Because my first clock was a major undertaking for me, despite having made many things during my life, it required me to make the parts and then store them in plastic bags for several weeks, months and in some cases, a couple of years. When I came to assembly I was fairly horrified when the parts were unpacked....in fact, i could not believe that i had produced such poorly made items! So, my first clock was effectively made about three times as I could not bring myself to fit some of the parts and simply made them again.......FOUR pallet arms!...two spring barrels, numerous extra wheels, three sets of pinions. Then there were the actual failures of skill and knowledge that caused me to keep to this day a small box of the more 'priceless' mess-ups...pieces of brass that were not annealed enough and simply broke,...arbours tempered too hard with broken pivots,.....imprefect small threads and screws,..bent wheels during tooth cutting due to lack of reinforcement....I keep them all and periodically get them out on the bench and peruse my (then) lack of skill.......It helps to track my progress and keeps me humble!
That first clock was a huge struggle and I learned many lessons. Now i always examine all parts thru a strong glass and have my finishing ceremony down to an art, and always make several of most parts so that I get better as time passes and can select the best one...also photograph everything in stages...and keep a notebook...above all, look at the expert work of others and learn great respect.
|5921 forum posts|
I noticed the same effect, but the quality of what I do - not model making - has stuck at 'moderately acceptable'. On a positive note I make things faster with fewer serious mistakes. My results are still awful raw in comparison with what others do. No way will I ever win a medal!
One thing I've noticed is tools stay sharp longer. It's probably because I mistreated them badly while developing my self-taught technique. Bit like a Learner Driver burning out clutches!
I've developed a strange mix of expertise and ignorance. Probably due to too much theory and not enough practice. Nice people and good fun though. I think I'll stick with it!

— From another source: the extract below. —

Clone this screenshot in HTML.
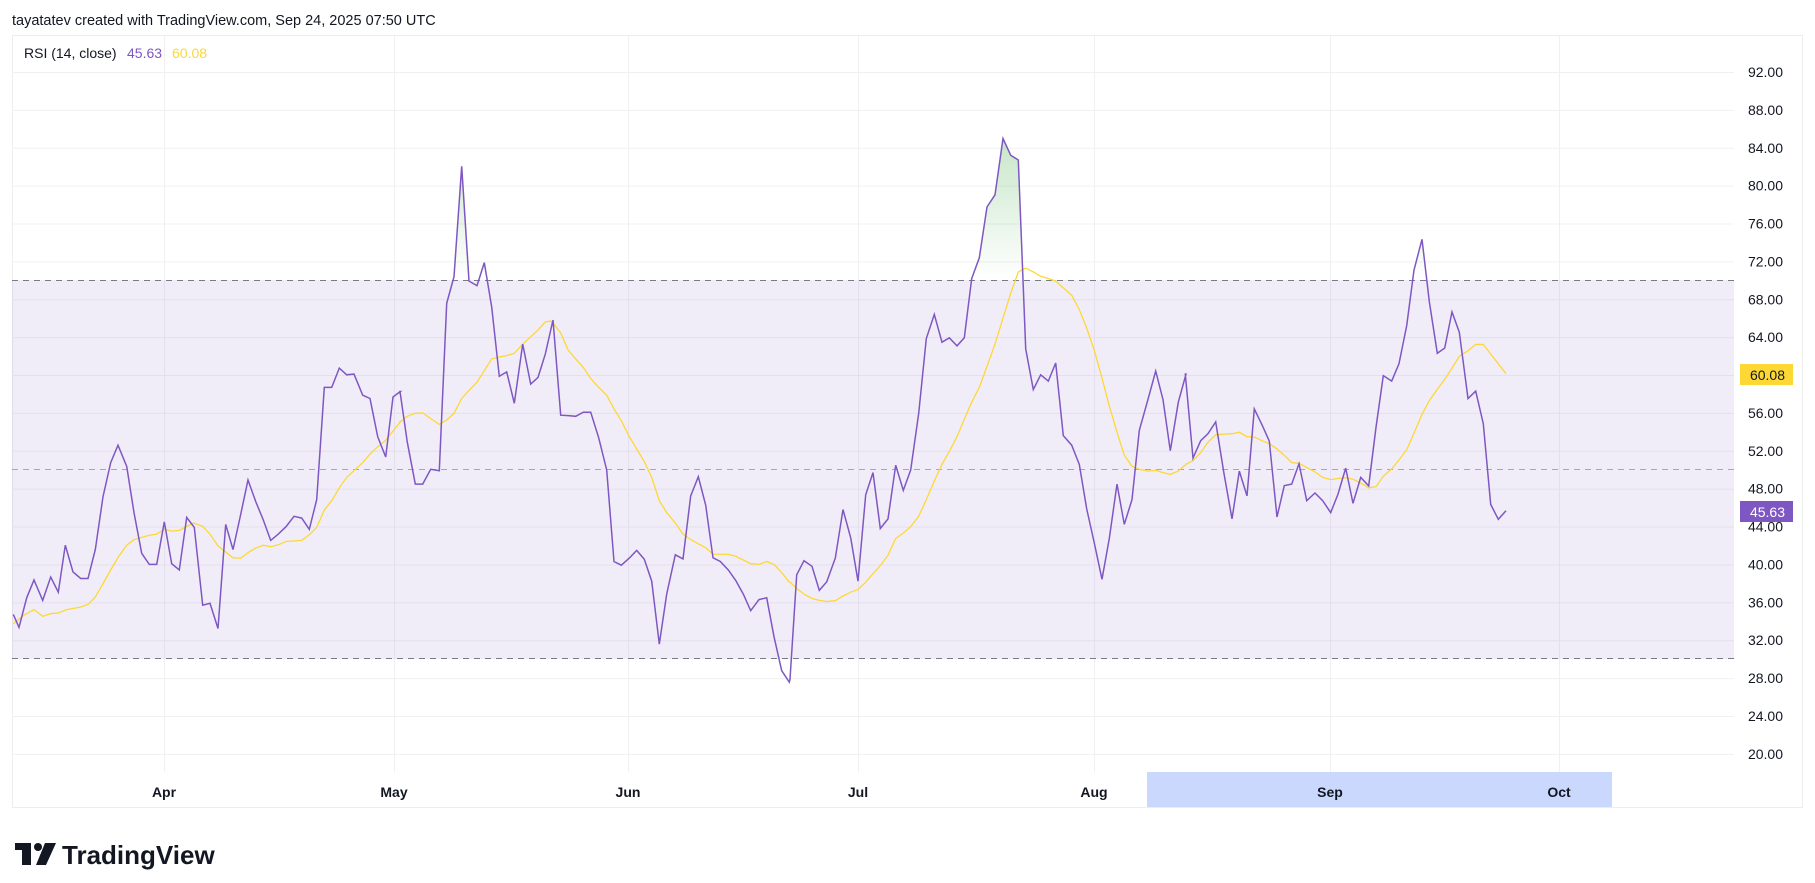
<!DOCTYPE html>
<html><head><meta charset="utf-8"><style>
html,body{margin:0;padding:0;background:#fff;width:1815px;height:883px;overflow:hidden;font-family:"Liberation Sans",sans-serif;}
svg{position:absolute;left:0;top:0}
</style></head><body>
<svg id="s" width="1815" height="883" xmlns="http://www.w3.org/2000/svg">
<defs>
<linearGradient id="g" x1="0" y1="0" x2="0" y2="1" gradientUnits="userSpaceOnUse" x1v="0">
</linearGradient>
<linearGradient id="gf" gradientUnits="userSpaceOnUse" x1="0" y1="120" x2="0" y2="280">
<stop offset="0" stop-color="#4caf50" stop-opacity="0.35"/>
<stop offset="1" stop-color="#4caf50" stop-opacity="0"/>
</linearGradient>
<clipPath id="above"><rect x="0" y="0" width="1815" height="280"/></clipPath>
</defs>
<text x="12" y="25" font-size="14.5" fill="#131722">tayatatev created with TradingView.com, Sep 24, 2025 07:50 UTC</text>
<rect x="12.5" y="35.5" width="1790" height="772" fill="#fff" stroke="#ededed"/>
<g id="grid"></g>
<rect x="12" y="280" width="1722" height="379" fill="#7e57c2" fill-opacity="0.11"/>
<g id="hl"></g>
<line x1="12" x2="1734" y1="280.5" y2="280.5" stroke="#787b86" stroke-dasharray="6,5"/>
<line x1="12" x2="1734" y1="469.5" y2="469.5" stroke="#a9a4b8" stroke-dasharray="6,5"/>
<line x1="12" x2="1734" y1="658.5" y2="658.5" stroke="#787b86" stroke-dasharray="6,5"/>
<path id="fill" clip-path="url(#above)" fill="url(#gf)"/>
<polyline id="ma" fill="none" stroke="#fdd835" stroke-width="1.3"/>
<polyline id="rsi" fill="none" stroke="#7e57c2" stroke-width="1.5"/>
<text x="24" y="58" font-size="14" fill="#131722">RSI (14, close)</text>
<text x="127" y="58" font-size="14" fill="#7e57c2">45.63</text>
<text x="172" y="58" font-size="14" fill="#fdd835">60.08</text>
<rect x="1147" y="772" width="465" height="35" fill="#c9d8fc"/>
<g id="xl" font-size="14" font-weight="bold" fill="#131722" text-anchor="middle"></g>
<g id="yl" font-size="14" fill="#131722" text-anchor="end"></g>
<rect x="1740" y="364" width="53" height="21" fill="#fdd835"/>
<text x="1785" y="380" font-size="14" fill="#131722" text-anchor="end">60.08</text>
<rect x="1740" y="501" width="53" height="21" fill="#7e57c2"/>
<text x="1785" y="517" font-size="14" fill="#fff" text-anchor="end">45.63</text>
<g fill="#131722">
<rect x="15" y="843" width="16" height="7"/><rect x="22" y="843" width="9" height="22"/>
<circle cx="38" cy="847" r="4"/>
<polygon points="45,843 56,843 46,865 36,865"/>
</g>
<text x="62" y="864" font-size="26" font-weight="bold" fill="#131722">TradingView</text>
</svg>
<script>
function Y(v){return 72+(92-v)*9.47;}
var g=document.getElementById('grid'),out='';
for(var v=20;v<=96;v+=4){var y=Y(v);if(y<36)continue;out+='<line x1="12" x2="1734" y1="'+(y+.5)+'" y2="'+(y+.5)+'" stroke="#f0f0f3"/>';}
var mx=[[164,'Apr'],[394,'May'],[628,'Jun'],[858,'Jul'],[1094,'Aug'],[1330,'Sep'],[1559,'Oct']];
mx.forEach(function(m){out+='<line x1="'+(m[0]+.5)+'" x2="'+(m[0]+.5)+'" y1="36" y2="772" stroke="#f0f0f3"/>';});
g.innerHTML=out;
var xl='';mx.forEach(function(m){xl+='<text x="'+m[0]+'" y="797">'+m[1]+'</text>';});
document.getElementById('xl').innerHTML=xl;
var yl='';for(var v=20;v<=92;v+=4){if(v==60||v==44)continue;yl+='<text x="1783" y="'+(Y(v)+5)+'">'+v.toFixed(2)+'</text>';}
yl+='<text x="1783" y="'+(Y(44)+5)+'">44.00</text>';
document.getElementById('yl').innerHTML=yl;
function conv(cx,a){return a.map(function(p){return [cx+p[0]/3,120+p[1]/2.7];});}
var R=[].concat(
conv(10,[[10,1335],[27,1370],[50,1290],[72,1242],[98,1297],[122,1234],[145,1275],[166,1148],[189,1220],[212,1238],[234,1238],[256,1160],[279,1017],[302,925],[324,878],[350,935],[372,1060],[395,1170],[418,1200],[440,1200],[463,1085],[485,1198],[508,1215],[530,1073],[553,1100],[578,1310],[600,1305],[624,1373],[647,1092],[669,1160],[692,1065],[714,972],[737,1030],[760,1080],[782,1135],[805,1118],[828,1098],[852,1070],[875,1075],[898,1105],[920,1025],[943,722],[965,722],[988,670],[1010,688],[1032,686],[1058,743],[1080,752],[1103,855],[1127,910],[1149,748],[1171,733]]),
conv(400,[[0,733],[22,870],[46,983],[68,983],[92,943],[118,947],[140,495],[162,423],[185,125],[207,435],[231,447],[253,385],[275,505],[298,692],[320,680],[343,765],[368,605],[392,713],[414,695],[436,632],[459,540],[482,797],[505,798],[527,800],[550,789],[572,789],[596,858],[620,945],[642,1192],[664,1202],[688,1183],[710,1162],[733,1186],[755,1245],[778,1415],[800,1280],[826,1174],[849,1185],[872,1015],[895,963],[917,1040],[939,1182],[961,1192],[985,1215],[1007,1243],[1030,1280],[1052,1325],[1077,1295],[1100,1290],[1122,1395],[1145,1487],[1168,1518]]),
conv(790,[[0,1510],[20,1228],[42,1190],[66,1205],[88,1270],[110,1247],[136,1183],[159,1052],[182,1128],[204,1245],[227,1012],[249,952],[271,1103],[294,1077],[317,932],[340,1000],[362,945],[386,792],[409,590],[433,525],[456,600],[478,588],[501,610],[523,588],[545,428],[568,372],[591,235],[615,202],[639,50],[662,95],[685,108],[707,618],[730,728],[752,688],[775,705],[797,656],[820,852],[845,878],[868,930],[890,1050],[913,1142],[936,1240],[958,1130],[981,983],[1003,1092],[1026,1025],[1048,838],[1073,757],[1097,678],[1119,755],[1141,893],[1165,762],[1188,686]]),
conv(1180,[[16,686],[39,913],[62,866],[84,847],[107,815],[131,950],[156,1077],[178,948],[201,1015],[223,780],[246,823],[268,867],[291,1072],[313,987],[335,983],[357,928],[380,1028],[405,1007],[428,1028],[452,1060],[474,1010],[497,940],[519,1035],[542,965],[566,988],[588,830],[610,690],[635,705],[657,658],[680,555],[702,405],[726,322],[748,490],[772,630],[794,616],[816,518],[838,573],[864,752],[887,732],[910,820],[932,1038],[955,1078],[978,1055]]));
var M=[].concat(
conv(10,[[10,1360],[40,1338],[72,1322],[98,1340],[122,1333],[145,1331],[170,1322],[212,1315],[234,1308],[256,1288],[279,1252],[302,1215],[325,1180],[350,1148],[372,1133],[418,1121],[440,1118],[463,1105],[485,1110],[508,1108],[550,1088],[578,1097],[600,1118],[624,1150],[669,1182],[692,1183],[714,1168],[737,1156],[760,1148],[782,1152],[805,1147],[828,1138],[875,1135],[898,1120],[920,1100],[943,1053],[965,1028],[988,993],[1010,965],[1058,925],[1080,902],[1103,882],[1127,865],[1149,840],[1171,815]]),
conv(400,[[0,815],[22,800],[46,792],[68,791],[92,806],[118,822],[140,810],[162,792],[185,752],[207,730],[231,708],[253,677],[275,645],[298,640],[320,636],[343,630],[368,605],[392,585],[414,567],[436,545],[452,543],[459,548],[482,575],[505,622],[527,645],[550,668],[572,698],[596,722],[620,743],[642,780],[664,812],[688,855],[710,888],[733,922],[755,965],[778,1028],[800,1060],[826,1088],[849,1118],[872,1133],[917,1155],[939,1172],[985,1173],[1007,1178],[1030,1188],[1052,1198],[1077,1200],[1100,1192],[1122,1200],[1145,1222],[1168,1248]]),
conv(790,[[0,1248],[20,1265],[42,1280],[66,1292],[88,1297],[110,1300],[136,1298],[159,1285],[182,1275],[204,1268],[227,1248],[249,1225],[271,1203],[294,1175],[317,1130],[340,1115],[362,1098],[386,1070],[409,1025],[433,975],[456,930],[478,895],[501,855],[523,808],[545,762],[568,722],[591,665],[615,605],[639,535],[662,468],[685,410],[707,400],[730,410],[752,422],[775,428],[797,435],[820,453],[845,473],[868,512],[890,562],[913,622],[936,697],[958,772],[981,843],[1003,905],[1026,935],[1048,943],[1073,948],[1097,946],[1119,952],[1141,957],[1165,948],[1188,930]]),
conv(1180,[[16,930],[39,920],[62,898],[84,870],[107,850],[131,848],[156,847],[178,843],[201,855],[223,856],[246,866],[268,874],[291,888],[313,905],[335,925],[357,927],[380,938],[405,950],[428,965],[452,971],[474,968],[497,966],[519,970],[542,980],[566,993],[588,990],[610,962],[635,942],[657,918],[680,890],[702,845],[726,795],[748,758],[772,727],[794,700],[816,670],[838,638],[864,623],[887,606],[910,606],[932,632],[955,658],[978,685]]));
function pts(a){return a.map(function(p){return p[0].toFixed(1)+','+p[1].toFixed(1);}).join(' ');}
document.getElementById('rsi').setAttribute('points',pts(R));
document.getElementById('ma').setAttribute('points',pts(M));
var d='M'+R[0][0]+',280 '+R.map(function(p){return 'L'+p[0].toFixed(1)+','+p[1].toFixed(1);}).join(' ')+' L'+R[R.length-1][0]+',280 Z';
document.getElementById('fill').setAttribute('d',d);
</script>
</body></html>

|vintage engineer||25/10/2019 22:35:11|
254 forum posts
I used to run a blacksmith business and I used to have the opposite problem. I would get a commission to make a pair of gates, when I finished them i was never happy with them. My customers were always extremely pleased with my work. When I saw my later on I used to see them I used then appreciate how good they were!
I was told engineers rarely make good clock makers or blacksmiths!
|Philip Burley||26/10/2019 07:54:07|
185 forum posts
I recognise " silly old duffer " Mine have been "moderately acceptable " But I have met up with another local model maker , he made me a pair beautiful miniature oilers for my ST no 1 , When I came to fit them I was embarrassed to do it , I started to see all the faults on my engine , so I have stripped it down to re work the big end and refit the crosshead pit etc etc ,
|72 forum posts|
How true I am on my fourth set of pinions for the Dark Lady, having done major reworks on my dividing equipment. Maybe one day it will be finished. The only problem then is to find another project
|568 forum posts|
As a life long draughtsman I was very rarely satisfied with the end product. During the design process you go through many iterations of the product before having to get on with producing a final design as time is money. Then as the parts are made and assembled you realise something could have been simpler to machine or assemble or been lighter. But as has been said once complete at the customers in use and it performs better than the specification required you just suck it up and think I will do better next time. Beauty is in the eye of the beholder, some people make others just talk about it. Accept what you make if it functions as desired, then when you have assembled a few parts see if your mind still thinks the part is not acceptable. A lot of parts in any design are hidden at final assembly so looks won’t matter.
|Mick B1||26/10/2019 09:35:55|
|1605 forum posts|
I've made models nearly all my life, starting with plastic kits at 6. I can remember all through my teenage years and early adulthood looking at models I'd made previously, and having a sort of background thought that I was only an infant when I made that.
But now I've reached the point where I just do what I do and it either works or it doesn't, mechanically, practically or artistically.
Every person who ever created anything has to produce their share of rubbish. Even Shakespeare. Even Michaelangelo. Even Brunel.
|larry phelan 1||26/10/2019 17:08:17|
|766 forum posts|
Indeed, MickB!, Even me ! I have two standards;
A Items fit to be seen [very few ]
B Items fit for the scrapbox [too numerous to mention ]
Some day, I hope to level the playing field, but in the meantime, do I care ? No way, it,s all part of the fun !
Scrap men depend on people like me, we have a duty to keep them employed [And I sure do ! ]
|old mart||26/10/2019 21:59:38|
|1824 forum posts|
I find that with a lot of things, there is a much better way to do them if only I had thought of that at the time. I like a challenge, I go for the "if I don't do this, it will never be made", and its a good way to learn.
|1547 forum posts|
That certainly rings a bell with me Dave!